Given the baneful power of sex, then, the Greeks understood that cultural and social controls were necessary both to limit the force of sex and to exploit its creative energy. Sexual taboos, institutions like marriage, emotions like guilt and shame, reason itself all were devices for clipping Eros’ wings. Philosophers and tragedians may have debated whether these devices ultimately could work, but no one believed that Eros could be “liberated” from social checks and limits and left in the hands of the individual alone.

Then we liberated Eros. We weakened those traditional social restraints as archaic, repressive impediments to the marriage of true hearts and minds. We dismissed them as puritanical inhibitions stifling the expression of our authentic selves. Guilt and shame were discarded as hurtful and hypocritical; no-fault divorce reduced marriage to a lifestyle choice as changeable as a car or a job; reason was dismissed as the instrument of repression and neurosis.

The result of this novel experiment? Look around you--venereal plagues, illegitimacy, weakening of the nuclear family, debasement of women, vulgarization of sex in popular culture, chronic dissatisfaction with our sexual identities--all testify to the costs of slighting Eros’ dark power. A modern-day Medea drowns her two children because her boyfriend doesn’t want them; a kindergarten beauty queen is raped and murdered; countless women are stalked and butchered by estranged and deranged boyfriends and spouses. We search everywhere for the answer except in the nature of eros itself and its potential for madness and violence.
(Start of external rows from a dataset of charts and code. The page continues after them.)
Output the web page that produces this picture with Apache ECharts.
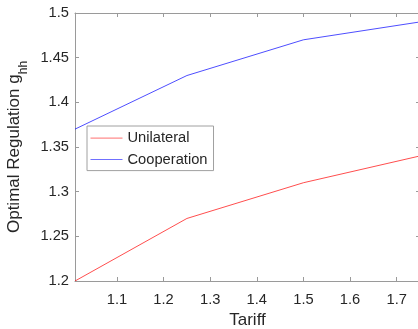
<!DOCTYPE html>
<html>
<head>
<meta charset="utf-8">
<script src="https://cdn.jsdelivr.net/npm/echarts@6/dist/echarts.min.js"></script>
<style>
html,body{margin:0;padding:0;background:#fff;}
#c{width:418px;height:329px;}
</style>
</head>
<body>
<div id="c"></div>
<script>
var tariff = [1.01, 1.25, 1.5, 1.75];
var unilateral = [1.2, 1.27, 1.31, 1.34];
var cooperation = [1.37, 1.43, 1.47, 1.49];
var xTicks = [1.1, 1.2, 1.3, 1.4, 1.5, 1.6, 1.7];
var yMin = 1.2, yMax = 1.5, yStep = 0.05;

var font = 'Liberation Sans, Arial, Helvetica, sans-serif';
var axisGray = '#9a9a9a';
var txt = '#262626';
var red = '#ff0000', blue = '#0000ff';

function pairs(xs, ys){ return xs.map(function(x,i){ return [x, ys[i]]; }); }

var chart = echarts.init(document.getElementById('c'), null, {renderer:'canvas'});
chart.setOption({
  animation:false,
  backgroundColor:'#fff',
  grid:{left:75, top:13, right:-2, bottom:48, containLabel:false, outerBoundsMode:'none'},
  legend:{
    orient:'vertical', left:87, top:126,
    backgroundColor:'#fff', borderColor:'#a0a0a0', borderWidth:1,
    padding:[4.6,6,3.6,3],
    itemWidth:32, itemHeight:14, itemGap:6.4,
    itemStyle:{opacity:0},
    lineStyle:{width:1},
    textStyle:{fontFamily:font, fontSize:14.7, color:txt, lineHeight:14},
    data:[
      {name:'Unilateral', lineStyle:{color:'#ff7070', width:1}},
      {name:'Cooperation', lineStyle:{color:'#7070ff', width:1}}
    ]
  },
  xAxis:[{
    type:'value', min:1.01, max:1.75, position:'bottom',
    name:'Tariff', nameLocation:'middle', nameGap:31,
    nameTextStyle:{fontFamily:font, fontSize:17, color:txt},
    axisLine:{show:true, onZero:false, lineStyle:{color:axisGray, width:1}},
    axisTick:{show:true, inside:true, length:4, customValues:xTicks, lineStyle:{color:axisGray}},
    axisLabel:{show:true, customValues:xTicks, margin:11, fontFamily:font, fontSize:14.7, color:txt,
      formatter:function(v){ return (+v).toFixed(1); }},
    splitLine:{show:false}
  },{
    type:'value', min:1.01, max:1.75, position:'top',
    axisLine:{show:true, onZero:false, lineStyle:{color:axisGray, width:1}},
    axisTick:{show:true, inside:true, length:4, customValues:xTicks, lineStyle:{color:axisGray}},
    axisLabel:{show:false},
    splitLine:{show:false}
  }],
  yAxis:[{
    type:'value', min:yMin, max:yMax, interval:yStep, position:'left',
    name:'{a|Optimal Regulation g}{s|hh}', nameLocation:'middle', nameGap:39, nameRotate:90,
    nameTextStyle:{fontFamily:font, fontSize:17, color:txt,
      rich:{
        a:{fontFamily:font, fontSize:17, color:txt, lineHeight:24, verticalAlign:'top'},
        s:{fontFamily:font, fontSize:12, color:txt, lineHeight:24, verticalAlign:'bottom'}
      }},
    axisLine:{show:true, onZero:false, lineStyle:{color:axisGray, width:1}},
    axisTick:{show:true, inside:true, length:4, lineStyle:{color:axisGray}},
    axisLabel:{show:true, margin:6, fontFamily:font, fontSize:14.7, color:txt,
      formatter:function(v){ var s = (+v).toFixed(2); return s.replace(/0$/,''); }},
    splitLine:{show:false}
  },{
    type:'value', min:yMin, max:yMax, interval:yStep, position:'right',
    axisLine:{show:true, onZero:false, lineStyle:{color:axisGray, width:1}},
    axisTick:{show:true, inside:true, length:4, lineStyle:{color:axisGray}},
    axisLabel:{show:false},
    splitLine:{show:false}
  }],
  series:[{
    name:'Unilateral', type:'line', data:pairs(tariff, unilateral),
    symbol:'none', lineStyle:{color:red, width:0.7}, itemStyle:{color:red}
  },{
    name:'Cooperation', type:'line', data:pairs(tariff, cooperation),
    symbol:'none', lineStyle:{color:blue, width:0.7}, itemStyle:{color:blue}
  }]
});
</script>
</body>
</html>
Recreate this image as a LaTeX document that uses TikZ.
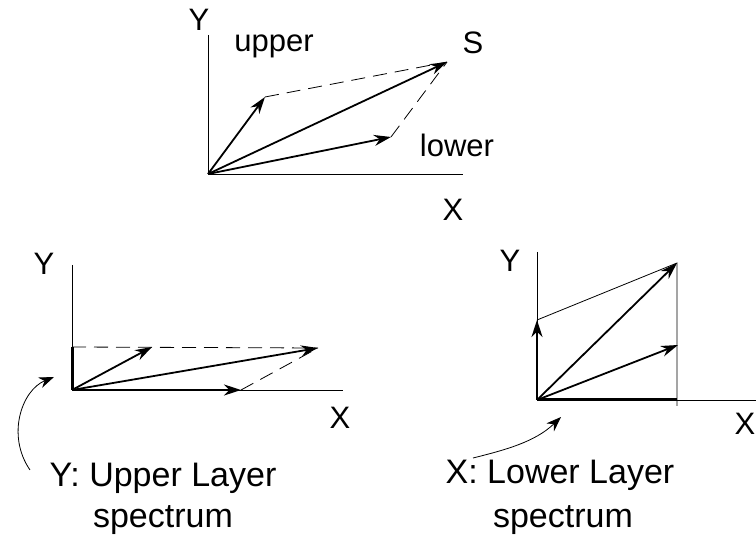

Yet to speak of sex in these deadly terms is out of fashion. These days everybody endorses sexual expression, even fundamentalist Christians, though they restrict it to marriage. Radical feminists who meticulously catalog the depredations of heterosexual eros are silent about the darker side of homosexual sex. Consumerism and popular culture love a liberated sexuality; witness the recent cinematic apotheosis of pornographer Larry Flynt.

Meanwhile, we cling to broken images as our sexual environment grows ever more polluted. We indulge the sentimental rhetoric that only blinds us to the poison dripping from Eros’ arrows that today we will blithely fire at the objects of our affection.